Com o novo marco regulatório, os Estados poderão privatizar suas estatais de forma facilitada. A legislação atual impõe uma série de barreiras para que essas companhias passem por um processo de desestatização, e a principal delas é a extinção automática dos contratos de prestação de serviço vigentes quando há perda do controle acionário.

 O novo marco possibilita que os contratos em vigor continuem a valer – o que eleva o valor de mercado das companhias. Hoje, apenas três empresas têm capital aberto na bolsa – Copasa (MG), Sanepar (PR) e Sabesp (SP). Em todos os casos, para não perder os contratos, os governos venderam fatias, mas mantiveram o controle das empresas. Pela nova lei, se quiserem, os Estados poderão vender 100% de suas ações.

Em crise, os Estados têm tido dificuldades para pagar o funcionalismo público, o que têm reduzido o volume de investimentos necessários para ampliar a cobertura dos serviços de saneamento. E as ineficiências do setor público têm prevalecido. Em 2017, por exemplo, mais da metade (51,2%) da receita dessas empresas foi utilizada para pagar salários, enquanto os investimentos foram apenas 16,6% do total.

Com o novo marco, quando decidirem “delegar” o serviço de saneamento ou quando o contrato com uma estatal estadual vencer, o município deverá, obrigatoriamente, realizar uma licitação para contratar uma empresa para fornecer o serviço de água e esgoto. Pela legislação atual, a maioria (70%) fecha contratos diretamente com as estatais estaduais, sem licitação.

Com a concorrência pública, poderão se candidatar para prestar o serviço em um município ou em um conjunto deles, além da estatal estadual, empresas privadas que já atuam no setor e novas companhias que se interessarem em entrar no mercado. A presença de grandes empresas como a BRK Ambiental, Aegea e GS Inima no País é prova disso. Hoje, o setor privado já atua nos poucos municípios que fizeram licitações.

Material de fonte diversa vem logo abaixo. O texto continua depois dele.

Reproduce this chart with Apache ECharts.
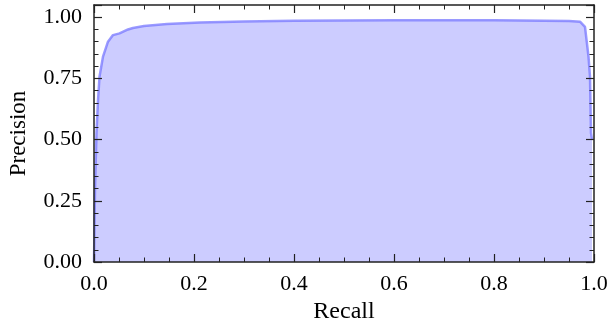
<!DOCTYPE html>
<html>
<head>
<meta charset="utf-8">
<script src="https://cdn.jsdelivr.net/npm/echarts@6/dist/echarts.min.js"></script>
<style>html,body{margin:0;padding:0;background:#fff;}#c{width:608px;height:321px;}</style>
</head>
<body>
<div id="c"></div>
<script>
const recall = [0, 0.001, 0.002, 0.005, 0.008, 0.011, 0.018, 0.028, 0.038, 0.041, 0.051, 0.068, 0.078, 0.1, 0.146, 0.212, 0.3, 0.4, 0.5, 0.6, 0.7, 0.8, 0.9, 0.95, 0.972, 0.982, 0.989, 0.992, 0.994, 0.996];
const precision = [0, 0.15, 0.3, 0.527, 0.66, 0.757, 0.839, 0.90, 0.927, 0.92, 0.934, 0.95, 0.956, 0.964, 0.972, 0.978, 0.983, 0.986, 0.987, 0.988, 0.988, 0.988, 0.986, 0.985, 0.982, 0.961, 0.839, 0.757, 0.527, 0.5];
const xTicks = [0.0, 0.2, 0.4, 0.6, 0.8, 1.0];
const yTicks = [0.00, 0.25, 0.50, 0.75, 1.00];

const FONT = 'Liberation Serif';
const axisCol = '#222';
function xa(pos, labels) {
  return {
    type: 'value', position: pos, min: 0, max: 1, interval: 0.2, z: 10,
    name: labels ? 'Recall' : '', nameLocation: 'middle', nameGap: 36,
    nameTextStyle: {fontFamily: FONT, fontSize: 24, color: '#000'},
    axisLine: {show: true, onZero: false, lineStyle: {color: axisCol, width: 1.5}},
    axisTick: {show: true, inside: true, length: 8, lineStyle: {color: axisCol, width: 1.2}},
    minorTick: {show: true, splitNumber: 4, length: 4.5, lineStyle: {color: axisCol, width: 1}},
    splitLine: {show: false},
    axisLabel: {show: labels, fontFamily: FONT, fontSize: 22, color: '#000', margin: 11,
      formatter: v => xTicks.some(t => Math.abs(t - v) < 1e-9) ? v.toFixed(1) : ''}
  };
}
function ya(pos, labels) {
  return {
    type: 'value', position: pos, min: 0, max: 1.05, interval: 0.25, z: 10,
    name: labels ? 'Precision' : '', nameLocation: 'middle', nameGap: 64,
    nameTextStyle: {fontFamily: FONT, fontSize: 23, color: '#000'},
    axisLine: {show: true, onZero: false, lineStyle: {color: axisCol, width: 1.5}},
    axisTick: {show: true, inside: true, length: 8, lineStyle: {color: axisCol, width: 1.2}},
    minorTick: {show: true, splitNumber: 5, length: 4.5, lineStyle: {color: axisCol, width: 1}},
    splitLine: {show: false},
    axisLabel: {show: labels, fontFamily: FONT, fontSize: 22, color: '#000', margin: 12,
      formatter: v => yTicks.some(t => Math.abs(t - v) < 1e-9) ? v.toFixed(2) : ''}
  };
}
const chart = echarts.init(document.getElementById('c'), null, {renderer: 'canvas'});
chart.setOption({
  animation: false,
  grid: {left: 94, right: 14, top: 5, bottom: 59, containLabel: false, outerBoundsMode: 'none',
    show: true, borderColor: axisCol, borderWidth: 0, backgroundColor: 'transparent'},
  xAxis: [xa('bottom', true), xa('top', false)],
  yAxis: [ya('left', true), ya('right', false)],
  series: [{
    type: 'line', xAxisIndex: 0, yAxisIndex: 0,
    data: recall.map((r, i) => [r, precision[i]]),
    showSymbol: false, symbol: 'none', smooth: false,
    lineStyle: {color: 'rgba(120,120,255,0.75)', width: 2.5},
    areaStyle: {color: '#ccccff', opacity: 1, origin: 'start'},
    z: 1
  }]
});
</script>
</body>
</html>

Diversos aspectos favorecem a entrada do setor privado no saneamento básico. Além da obrigação dos municípios de realizar licitação, o momento econômico que o País vive, com queda da taxa básica de juros em 4,5% ao ano, favorece a entrada do setor privado nesse tipo de investimento. A taxa interna de retorno do saneamento é de 9,5% ao ano, o que desmonta alegações de que o setor é economicamente inviável e demanda a presença de empresas públicas.

Tarifas

O texto também institui a Agência Nacional de Águas (ANA) como órgão formulador de diretrizes regulatórias para o setor, inclusive com a metodologia para definição das tarifas pagas pelos consumidores. A ideia é centralizar na ANA a edição de “normas de referência” para serem adotadas pelas agências reguladoras estaduais, municipais e empresas do setor.

No Congresso, a discussão sobre privatizações sempre é polêmica, principalmente devido à resistência política de governadores e ao temor de aumento das tarifas para consumidores. A preocupação, no entanto, não encontra respaldo em indicadores. As tarifas das empresas privadas são também muito semelhantes às cobradas pelas estatais, segundo a associação do setor, a Abcon – R$ 3,75 por metro cúbico nas privadas e R$ 3,64 por metro cúbico nas estatais.

Outro estudo do Ministério da Economia divulgado mostrou que, entre 2010 e 2017, 15 das 25 empresas estaduais de saneamento aumentaram as tarifas acima da inflação, mas realizaram investimentos médios de R$ 7,4 bilhões por ano – abaixo dos R$ 20 bilhões anuais mínimos estipulados pelo Plano Nacional de Saneamento Básico.